The deal matters because it confirms distributed generation as the default path for second-tier AI infrastructure operators who cannot afford grid delays. Nebius needs power faster than European utilities can deliver it. Bloom needs a marquee European customer to validate fuel-cell economics at data center scale, where uptime requirements and thermal loads align with the technology's operational profile. The $2.6 billion figure implies 520 to 650 megawatts of capacity at Bloom's typical contract values, enough to support 12 to 16 mid-scale data centers.

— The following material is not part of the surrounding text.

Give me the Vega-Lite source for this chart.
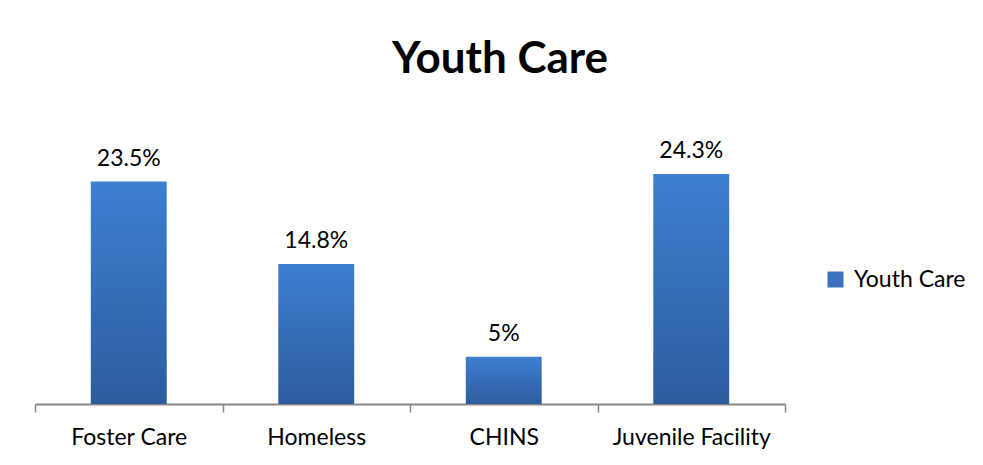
{
  "$schema": "https://vega.github.io/schema/vega-lite/v6.json",
  "autosize": "none",
  "width": 750,
  "height": 284,
  "padding": {"left": 35, "top": 120, "right": 198, "bottom": 61},
  "background": "white",
  "title": {
    "text": "Youth Care",
    "anchor": "middle",
    "dx": 90,
    "offset": 38,
    "font": "Lato",
    "fontSize": 44,
    "fontWeight": "bold",
    "color": "#000000"
  },
  "data": {
    "values": [
      {"category": "Foster Care", "value": 0.235, "series": "Youth Care"},
      {"category": "Homeless", "value": 0.148, "series": "Youth Care"},
      {"category": "CHINS", "value": 0.05, "series": "Youth Care"},
      {"category": "Juvenile Facility", "value": 0.243, "series": "Youth Care"}
    ]
  },
  "encoding": {
    "x": {
      "field": "category",
      "type": "nominal",
      "sort": null,
      "scale": {"paddingInner": 0, "paddingOuter": 0},
      "axis": {
        "title": null,
        "labelAngle": 0,
        "tickBand": "extent",
        "domainColor": "#888888",
        "domainWidth": 2,
        "tickColor": "#888888",
        "tickWidth": 1.5,
        "tickSize": 8,
        "labelFont": "Lato",
        "labelFontSize": 23,
        "labelColor": "#000000",
        "labelPadding": 14
      }
    },
    "y": {
      "field": "value",
      "type": "quantitative",
      "scale": {"domain": [0, 0.3]},
      "axis": null
    }
  },
  "layer": [
    {
      "mark": {
        "type": "bar",
        "width": {"band": 0.405},
        "color": {
          "gradient": "linear",
          "x1": 0, "y1": 0, "x2": 0, "y2": 1,
          "stops": [
            {"offset": 0, "color": "#3d7fd1"},
            {"offset": 1, "color": "#2d5c9e"}
          ]
        }
      }
    },
    {
      "mark": {"type": "bar", "width": {"band": 0.405}, "opacity": 0},
      "encoding": {
        "color": {
          "field": "series",
          "type": "nominal",
          "scale": {"range": ["#3a72bf"]},
          "legend": {
            "title": null,
            "symbolType": "square",
            "symbolSize": 256,
            "symbolOpacity": 1,
            "symbolStrokeWidth": 0,
            "labelFont": "Lato",
            "labelFontSize": 23,
            "labelColor": "#000000",
            "labelOffset": 7,
            "orient": "none",
            "legendX": 789,
            "legendY": 148
          }
        }
      }
    },
    {
      "mark": {
        "type": "text",
        "baseline": "bottom",
        "dy": -11,
        "font": "Lato",
        "fontSize": 23,
        "color": "#000000"
      },
      "encoding": {
        "text": {"field": "value", "type": "quantitative", "format": ".1~%"}
      }
    }
  ],
  "config": {"view": {"stroke": null}}
}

The execution risk sits with Bloom, not Nebius. The San Jose company reported $1.47 billion in deferred revenue last quarter, up 43% year-over-year, but struggled with module manufacturing yield rates in 2023. Scaling production to meet a contract this size requires supply chain discipline Bloom has not yet demonstrated at sustained pace. Nebius gains optionality: if Bloom delivers on schedule, it solves the power constraint; if not, the capital sits in escrow and Nebius queues for grid power like everyone else.
Operators should watch Bloom's Q4 and Q1 capex announcements for manufacturing line expansions in Newark or potential European partnerships with Bosch or Siemens for local assembly. Nebius will likely announce site locations by end of Q1, with Finland and Ireland as probable anchors given data center permitting precedent and natural gas infrastructure. The first module deployments, if on schedule, would begin in Q3 2025.
This is the second $1 billion-plus fuel-cell contract Bloom has landed in six months. SK Group committed $1.0 billion in September for South Korean industrial sites. The technology has moved from edge case to execution test.